Let’s demonstrate using a dataset larger than RAM. We will sample the rows of the previous 100k x 100k dataset to construct a 500k x 100k dataset, and save it into a 186GB .npy file using NumPy memory-mapped mode.

import numpy as np
from tqdm.auto import tqdm

import tinytopics as tt

tt.set_random_seed(42)

# Generate initial data
n, m, k = 100_000, 100_000, 20
X, true_L, true_F = tt.generate_synthetic_data(n, m, k, avg_doc_length=256 * 256)

# Save initial data
init_path = "X.npy"
np.save(init_path, X.cpu().numpy())

size_gb = X.nbytes / (1024**3)
print(f"Memory size of X: {size_gb:.2f} GB")

# Free memory
del X, true_L, true_F

# Create larger dataset by sampling with replacement
n_large = 500_000
large_path = "X_large.npy"

# Create empty memory-mapped file
shape = (n_large, m)
large_size_gb = (shape[0] * shape[1] * 4) / (1024**3)  # 4 bytes per float32
print(f"Expected size: {large_size_gb:.2f} GB")

# Initialize empty memory-mapped numpy array
large_array = np.lib.format.open_memmap(
    large_path,
    mode="w+",
    dtype=np.float32,
    shape=shape,
)

# Read and write in chunks to limit memory usage
chunk_size = 10_000
n_chunks = n_large // chunk_size

source_data = np.load(init_path, mmap_mode="r")
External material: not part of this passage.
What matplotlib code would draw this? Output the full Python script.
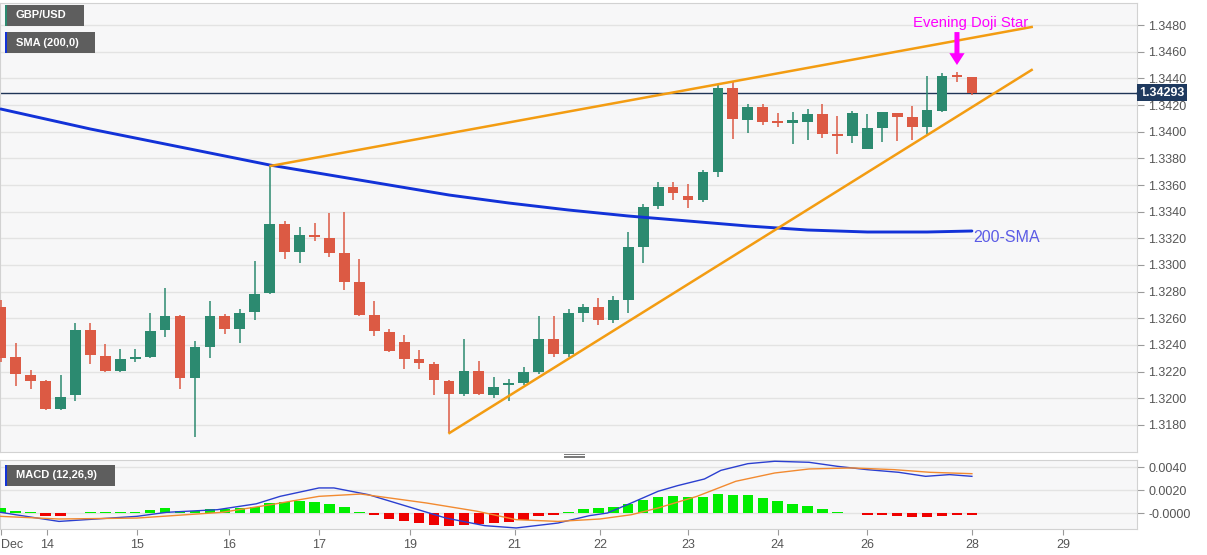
import numpy as np
import matplotlib
matplotlib.use('Agg')
import matplotlib.pyplot as plt
from matplotlib.patches import Rectangle
from matplotlib.lines import Line2D
from matplotlib.transforms import blended_transform_factory

plt.rcParams['font.family'] = ['Liberation Sans', 'DejaVu Sans']

# ---- GBP/USD 4H candles ----
opens = [1.32685, 1.32310, 1.32175, 1.32130, 1.31920, 1.32025, 1.32513, 1.32318, 1.32205, 1.32295,
         1.32310, 1.32513, 1.32618, 1.32153, 1.32385, 1.32618, 1.32520, 1.32648, 1.32790, 1.33308,
         1.33098, 1.33225, 1.33203, 1.33090, 1.32873, 1.32625, 1.32498, 1.32423, 1.32295, 1.32258,
         1.32130, 1.32033, 1.32205, 1.32025, 1.32100, 1.32115, 1.32198, 1.32445, 1.32333, 1.32640,
         1.32685, 1.32588, 1.32738, 1.33135, 1.33443, 1.33585, 1.33518, 1.33488, 1.33698, 1.34327,
         1.34088, 1.34185, 1.34073, 1.34065, 1.34073, 1.34133, 1.33983, 1.33968, 1.33870, 1.34028,
         1.34140, 1.34110, 1.34035, 1.34155, 1.34418, 1.34410]
highs = [1.32738, 1.32415, 1.32213, 1.32138, 1.32175, 1.32565, 1.32565, 1.32408, 1.32370, 1.32370,
         1.32640, 1.32828, 1.32625, 1.32430, 1.32730, 1.32633, 1.32670, 1.33030, 1.33743, 1.33330,
         1.33285, 1.33315, 1.33390, 1.33398, 1.33045, 1.32730, 1.32520, 1.32475, 1.32363, 1.32273,
         1.32138, 1.32445, 1.32280, 1.32160, 1.32145, 1.32235, 1.32618, 1.32618, 1.32670, 1.32708,
         1.32753, 1.32768, 1.33248, 1.33458, 1.33623, 1.33623, 1.33608, 1.33713, 1.34350, 1.34372,
         1.34208, 1.34208, 1.34140, 1.34148, 1.34170, 1.34208, 1.34118, 1.34155, 1.34133, 1.34148,
         1.34140, 1.34193, 1.34418, 1.34440, 1.34448, 1.34410]
lows = [1.32273, 1.32093, 1.32070, 1.31912, 1.31912, 1.31980, 1.32258, 1.32198, 1.32198, 1.32273,
        1.32303, 1.32460, 1.32070, 1.31710, 1.32303, 1.32483, 1.32415, 1.32588, 1.32783, 1.33045,
        1.33015, 1.33180, 1.33060, 1.32813, 1.32618, 1.32468, 1.32348, 1.32220, 1.32220, 1.32025,
        1.31740, 1.32018, 1.32025, 1.32003, 1.31980, 1.32100, 1.32183, 1.32310, 1.32310, 1.32573,
        1.32550, 1.32565, 1.32640, 1.33015, 1.33420, 1.33488, 1.33428, 1.33473, 1.33660, 1.33945,
        1.33990, 1.34050, 1.34035, 1.33908, 1.33938, 1.33953, 1.33833, 1.33915, 1.33870, 1.33923,
        1.33930, 1.33938, 1.33983, 1.34148, 1.34373, 1.34275]
closes = [1.32303, 1.32183, 1.32130, 1.31920, 1.32010, 1.32513, 1.32325, 1.32205, 1.32295, 1.32310,
          1.32505, 1.32618, 1.32153, 1.32385, 1.32618, 1.32520, 1.32640, 1.32783, 1.33308, 1.33098,
          1.33225, 1.33210, 1.33090, 1.32873, 1.32625, 1.32505, 1.32355, 1.32295, 1.32265, 1.32138,
          1.32033, 1.32205, 1.32033, 1.32085, 1.32115, 1.32198, 1.32445, 1.32333, 1.32640, 1.32685,
          1.32588, 1.32738, 1.33135, 1.33435, 1.33585, 1.33540, 1.33488, 1.33698, 1.34327, 1.34095,
          1.34185, 1.34073, 1.34065, 1.34088, 1.34133, 1.33983, 1.33968, 1.34140, 1.34028, 1.34148,
          1.34110, 1.34035, 1.34163, 1.34418, 1.34410, 1.34293]
last_price = 1.34293

# 200-SMA (bar index, value)
sma_x = [0, 3, 6, 9, 12, 15, 18, 22, 26, 30, 34, 38, 42, 46, 50, 54, 58, 62, 65]
sma_v = [1.341700, 1.340950, 1.340200, 1.339525, 1.338850, 1.338175, 1.337500, 1.336750,
         1.336000, 1.335250, 1.334650, 1.334125, 1.333675, 1.333300, 1.332925, 1.332625,
         1.332475, 1.332475, 1.332550]

# rising wedge lines
upper_x = [18.06, 69.0]
upper_y = [1.33743, 1.34785]
lower_x = [30.03, 69.0]
lower_y = [1.31740, 1.34463]

# MACD (12,26,9)
hist = [0.00040, 0.00020, 0.00005, -0.00023, -0.00023, -0.00003, 0.00005, 0.00005, 0.00006, 0.00012,
        0.00029, 0.00040, 0.00020, 0.00020, 0.00032, 0.00035, 0.00043, 0.00052, 0.00087, 0.00093,
        0.00101, 0.00099, 0.00081, 0.00049, 0.00012, -0.00017, -0.00052, -0.00072, -0.00087, -0.00101,
        -0.00110, -0.00101, -0.00093, -0.00087, -0.00075, -0.00058, -0.00029, -0.00015, 0.00012, 0.00035,
        0.00040, 0.00052, 0.00081, 0.00116, 0.00142, 0.00151, 0.00136, 0.00136, 0.00168, 0.00160,
        0.00154, 0.00130, 0.00107, 0.00081, 0.00064, 0.00035, 0.00012, 0.00003, -0.00015, -0.00017,
        -0.00023, -0.00035, -0.00035, -0.00023, -0.00017, -0.00017]
macd_x = [0, 1.0, 3.9, 9.1, 11.1, 14.5, 17.1, 18.7, 21.3, 22.3, 24.6, 27.2, 29.8, 32.4, 34.5, 37.3,
          39.4, 40.6, 42.2, 44.0, 45.3, 47.1, 48.2, 50.0, 51.8, 54.1, 56.0, 58.0, 60.1, 61.9, 63.5, 65.0]
macd_v = [0.00006, -0.00015, -0.00073, -0.00029, 0.00006, 0.00029, 0.00080, 0.00145, 0.00218, 0.00218,
          0.00160, 0.00058, -0.00044, -0.00110, -0.00130, -0.00087, -0.00023, 0.00000, 0.00087, 0.00189,
          0.00238, 0.00296, 0.00371, 0.00429, 0.00450, 0.00441, 0.00406, 0.00377, 0.00354, 0.00319,
          0.00334, 0.00319]
sig_x = [0, 3.9, 9.1, 14.8, 18.1, 21.3, 24.1, 28.5, 31.9, 34.5, 37.3, 40.1, 42.2, 44.0, 46.6, 49.2,
         51.8, 54.1, 57.0, 59.8, 62.2, 65.0]
sig_v = [-0.00029, -0.00052, -0.00044, 0.00006, 0.00073, 0.00145, 0.00165, 0.00087, 0.00015, -0.00058,
         -0.00073, -0.00052, -0.00015, 0.00044, 0.00145, 0.00276, 0.00348, 0.00383, 0.00392, 0.00377,
         0.00354, 0.00342]

date_pos = [0, 3.1, 9.1, 15.25, 21.3, 27.4, 34.4, 40.1, 46.0, 52.0, 58.0, 65.0, 71.1]
date_labels = ['Dec', '14', '15', '16', '17', '19', '21', '22', '23', '24', '26', '28', '29']
price_ticks = [1.318 + 0.002 * k for k in range(16)]

GREEN = '#2c8a70'
RED = '#dc5a44'
W, H = 1207, 555

fig = plt.figure(figsize=(W / 100, H / 100), dpi=100)
fig.set_facecolor('white')


def fbox(x0, y0, x1, y1):
    ''' pixel box -> figure fraction rect '''
    return [x0 / W, 1 - y1 / H, (x1 - x0) / W, (y1 - y0) / H]


ax = fig.add_axes(fbox(0, 3, 1137, 452))
axm = fig.add_axes(fbox(0, 460, 1137, 529))

for a in (ax, axm):
    a.set_facecolor('#f7f7f8')
    a.set_xlim(-0.05, 76.05)
    for s in a.spines.values():
        s.set_color('#d2d2d2')
    a.yaxis.tick_right()
    a.tick_params(axis='y', length=5, color='#9a9a9a', labelcolor='#555555', labelsize=9, pad=3)
    a.grid(axis='y', color='#e3e3e3', lw=1)
    a.set_axisbelow(True)

# main panel
ax.set_ylim(1.315975, 1.349650)
ax.set_yticks(price_ticks)
ax.set_yticklabels(['%.4f' % t for t in price_ticks])
ax.tick_params(axis='x', bottom=False, labelbottom=False)

o, h, l, c = map(np.array, (opens, highs, lows, closes))
x = np.arange(len(o))
cols = np.where(c >= o, GREEN, RED)
ax.vlines(x, l, h, color=cols, lw=1.1, zorder=3)
body_lo = np.minimum(o, c)
body_h = np.maximum(np.abs(c - o), 0.00012)
ax.bar(x, body_h, bottom=body_lo, width=0.72, color=cols, linewidth=0, zorder=4)

ax.axhline(last_price, color='#1f3557', lw=1, zorder=2)
ax.plot(sma_x, sma_v, color='#1232d8', lw=2.1, zorder=5, solid_capstyle='round',
        solid_joinstyle='round')
ax.plot(upper_x, upper_y, color='#f39c12', lw=1.8, zorder=5)
ax.plot(lower_x, lower_y, color='#f39c12', lw=1.8, zorder=5)

ax.text(65.1, 1.3321, '200-SMA', color='#5b5be6', fontsize=11.5, ha='left', va='center', zorder=6)
ax.text(64.9, 1.34785, 'Evening Doji Star', color='#ff00ff', fontsize=10.7,
        ha='center', va='baseline', zorder=6)
ax.annotate('', xy=(64.0, 1.34500), xytext=(64.0, 1.34747),
            arrowprops=dict(facecolor='#ff00ff', edgecolor='none', width=3.6,
                            headwidth=11, headlength=8.5, shrink=0), zorder=7)

# current price tag
trans = blended_transform_factory(ax.transAxes, ax.transData)
ax.text(1162 / 1137, last_price, '%.5f' % last_price, transform=trans, ha='center', va='center',
        color='white', fontsize=9, fontweight='bold', clip_on=False, zorder=10,
        bbox=dict(boxstyle='square,pad=0.22', fc='#1f3a5f', ec='none'))
ax.plot([1.0 + 2 / 1137], [last_price], marker='<', ms=5, color='#1f3a5f', transform=trans,
        clip_on=False, zorder=10)

# MACD panel
axm.set_ylim(-0.00139, 0.00461)
axm.set_yticks([0.0, 0.002, 0.004])
axm.set_yticklabels(['-0.0000', '0.0020', '0.0040'])
hcols = np.where(np.array(hist) >= 0, '#00ee00', '#ee0000')
axm.bar(x, hist, width=0.7, color=hcols, linewidth=0, zorder=3)
axm.plot(macd_x, macd_v, color='#2b3fd0', lw=1, zorder=4)
axm.plot(sig_x, sig_v, color='#f28a30', lw=1, zorder=4)
axm.set_xticks(date_pos)
axm.set_xticklabels(date_labels)
axm.tick_params(axis='x', length=4, color='#9a9a9a', labelcolor='#555555', labelsize=9, pad=3)
axm.get_xticklabels()[0].set_ha('left')

# legend boxes, top left
def label_box(x0, y0, x1, y1, text, accent):
    fig.add_artist(Rectangle((x0 / W, 1 - y1 / H), (x1 - x0) / W, (y1 - y0) / H,
                             transform=fig.transFigure, fc='#5e5e5e', ec='none', zorder=20))
    fig.add_artist(Rectangle((x0 / W, 1 - y1 / H), 2 / W, (y1 - y0) / H,
                             transform=fig.transFigure, fc=accent, ec='none', zorder=21))
    fig.text((x0 + 11) / W, 1 - (y0 + y1) / 2 / H, text, color='white', fontsize=8,
             fontweight='bold', ha='left', va='center', zorder=22)

label_box(5, 5, 84, 26, 'GBP/USD', GREEN)
label_box(5, 32, 95, 53, 'SMA (200,0)', '#1232d8')
label_box(5, 465, 115, 486, 'MACD (12,26,9)', '#1232d8')

# panel resize handle
for yy in (454, 455.5, 457):
    fig.add_artist(Line2D([564 / W, 584 / W], [1 - yy / H] * 2, color='#777777', lw=0.7,
                          transform=fig.transFigure))

fig.savefig('out.png', dpi=100)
for i in tqdm(range(n_chunks), desc="Generating chunks"):
    start_idx = i * chunk_size
    end_idx = start_idx + chunk_size
    indices = np.random.randint(0, n, size=chunk_size)
    large_array[start_idx:end_idx] = source_data[indices]

# Flush changes to disk
large_array.flush()

# Train using the large dataset
dataset = tt.NumpyDiskDataset(large_path)
model, losses = tt.fit_model(dataset, k=k, num_epochs=20)

tt.plot_loss(losses, output_file="loss.png")

Each epoch now takes 5 to 6 minutes due to heavy data movement between disk, RAM, and VRAM. CPU and RAM usage are both maxed out. The peak VRAM usage is only 1.6GB, and the peak RAM usage is near 64GB.